Retype nothing but the lines from the start of the material up to and including the line with "const chart = echarts.init(document.getElementById('c'));". Pictures don't belong in the copy.

----- Dataset content

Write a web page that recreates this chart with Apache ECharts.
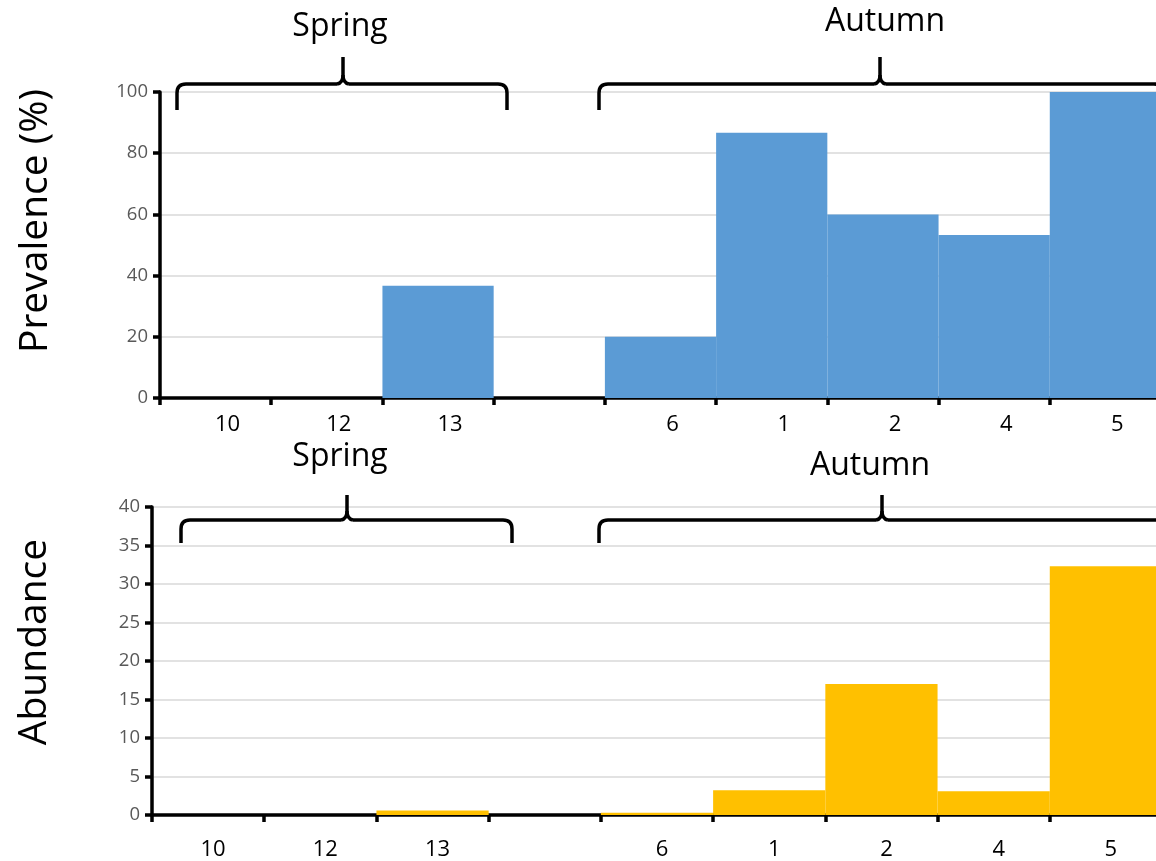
<!DOCTYPE html>
<html>
<head>
<meta charset="utf-8">
<script src="https://cdn.jsdelivr.net/npm/echarts@6/dist/echarts.min.js"></script>
<style>html,body{margin:0;padding:0;background:#fff}#c{width:1156px;height:861px}</style>
</head>
<body>
<div id="c"></div>
<script>
const categories = ['10', '12', '13', '', '6', '1', '2', '4', '5'];
const prevalence = [0, 0, 36.7, null, 20, 86.7, 60, 53.3, 100];
const abundance = [0, 0, 0.6, null, 0.3, 3.2, 17, 3.1, 32.3];
const prevTicks = { min: 0, max: 100, interval: 20 };
const abunTicks = { min: 0, max: 40, interval: 5 };
const groupLabels = ['Spring', 'Autumn'];

const FONT = 'Open Sans';
const chart = echarts.init(document.getElementById('c'));

const ST = { stroke: '#000', lineWidth: 3.5, fill: null };
function ln(a, b, c, d) { return { type: 'line', shape: { x1: a, y1: b, x2: c, y2: d }, style: ST, z: 100 }; }
function bz(a, b, c, d, cx, cy) { return { type: 'bezierCurve', shape: { x1: a, y1: b, x2: c, y2: d, cpx1: cx, cpy1: cy }, style: ST, z: 100 }; }
function brace(x1, x2, xm, yt, yb, ytop) {
  return { type: 'group', children: [
    ln(x1, yb, x1, yt + 9),
    bz(x1, yt + 9, x1 + 9, yt, x1, yt),
    ln(x1 + 9, yt, xm - 6, yt),
    bz(xm - 6, yt, xm, yt - 9, xm, yt - 1),
    ln(xm, yt - 9, xm, ytop),
    bz(xm, yt - 9, xm + 6, yt, xm, yt - 1),
    ln(xm + 6, yt, x2 - 9, yt),
    bz(x2 - 9, yt, x2, yt + 9, x2, yt),
    ln(x2, yt + 9, x2, yb)
  ] };
}
function txt(t, x, y, size, rot) {
  return { type: 'text', x: x, y: y, rotation: rot || 0, z: 100,
    style: { text: t, fontSize: size, fontFamily: FONT, fill: '#000', align: 'center', verticalAlign: 'middle' } };
}

function xAxis(grid, margin, padLeft) {
  return {
    gridIndex: grid,
    type: 'category',
    data: categories,
    axisLine: { lineStyle: { color: '#000', width: 3.5 } },
    axisTick: { show: true, length: 7, lineStyle: { color: '#000', width: 3.5 } },
    axisLabel: { color: '#000', fontSize: 22, fontFamily: FONT, margin: margin, padding: [0, 0, 0, padLeft] },
    splitLine: { show: false }
  };
}
const yAxisCommon = {
  type: 'value',
  axisLine: { show: true, lineStyle: { color: '#000', width: 3.5 } },
  axisTick: { show: true, length: 7, lineStyle: { color: '#000', width: 3.5 } },
  axisLabel: { color: '#595959', fontSize: 18.5, fontFamily: FONT, margin: 12 },
  splitLine: { show: true, lineStyle: { color: '#d9d9d9', width: 1.5 } }
};

chart.setOption({
  animation: false,
  backgroundColor: '#fff',
  grid: [
    { left: 160, top: 92, height: 306, width: 1001, outerBoundsMode: 'none', containLabel: false },
    { left: 152, top: 507, height: 308, width: 1010, outerBoundsMode: 'none', containLabel: false }
  ],
  xAxis: [xAxis(0, 16, 24), xAxis(1, 24, 10)],
  yAxis: [
    Object.assign({ gridIndex: 0 }, yAxisCommon, prevTicks),
    Object.assign({ gridIndex: 1 }, yAxisCommon, abunTicks)
  ],
  series: [
    { type: 'bar', xAxisIndex: 0, yAxisIndex: 0, data: prevalence, barCategoryGap: '0%',
      itemStyle: { color: '#5B9BD5' } },
    { type: 'bar', xAxisIndex: 1, yAxisIndex: 1, data: abundance, barCategoryGap: '0%',
      itemStyle: { color: '#FFC000' } }
  ],
  graphic: [
    brace(177, 507, 343, 84, 110, 57),
    brace(599, 1163, 880, 84, 110, 57),
    brace(181, 512, 347, 520, 543, 495),
    brace(599, 1166, 882, 520, 543, 495),
    txt(groupLabels[0], 340, 27, 32),
    txt(groupLabels[1], 885, 22, 32),
    txt(groupLabels[0], 340, 457, 32),
    txt(groupLabels[1], 870, 466, 32),
    txt('Prevalence (%)', 36, 221, 39, Math.PI / 2),
    txt('Abundance', 35, 642, 39, Math.PI / 2)
  ]
});
</script>
</body>
</html>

----------

## Written solution
Write a web page that recreates this chart with Apache ECharts.
<!DOCTYPE html>
<html>
<head>
<meta charset="utf-8">
<script src="https://cdn.jsdelivr.net/npm/echarts@6/dist/echarts.min.js"></script>
<style>html,body{margin:0;padding:0;background:#fff}#c{width:1156px;height:861px}</style>
</head>
<body>
<div id="c"></div>
<script>
const categories = ['10', '12', '13', '', '6', '1', '2', '4', '5'];
const prevalence = [0, 0, 36.7, null, 20, 86.7, 60, 53.3, 100];
const abundance = [0, 0, 0.6, null, 0.3, 3.2, 17, 3.1, 32.3];
const prevTicks = { min: 0, max: 100, interval: 20 };
const abunTicks = { min: 0, max: 40, interval: 5 };
const groupLabels = ['Spring', 'Autumn'];

const FONT = 'Open Sans';
const chart = echarts.init(document.getElementById('c'));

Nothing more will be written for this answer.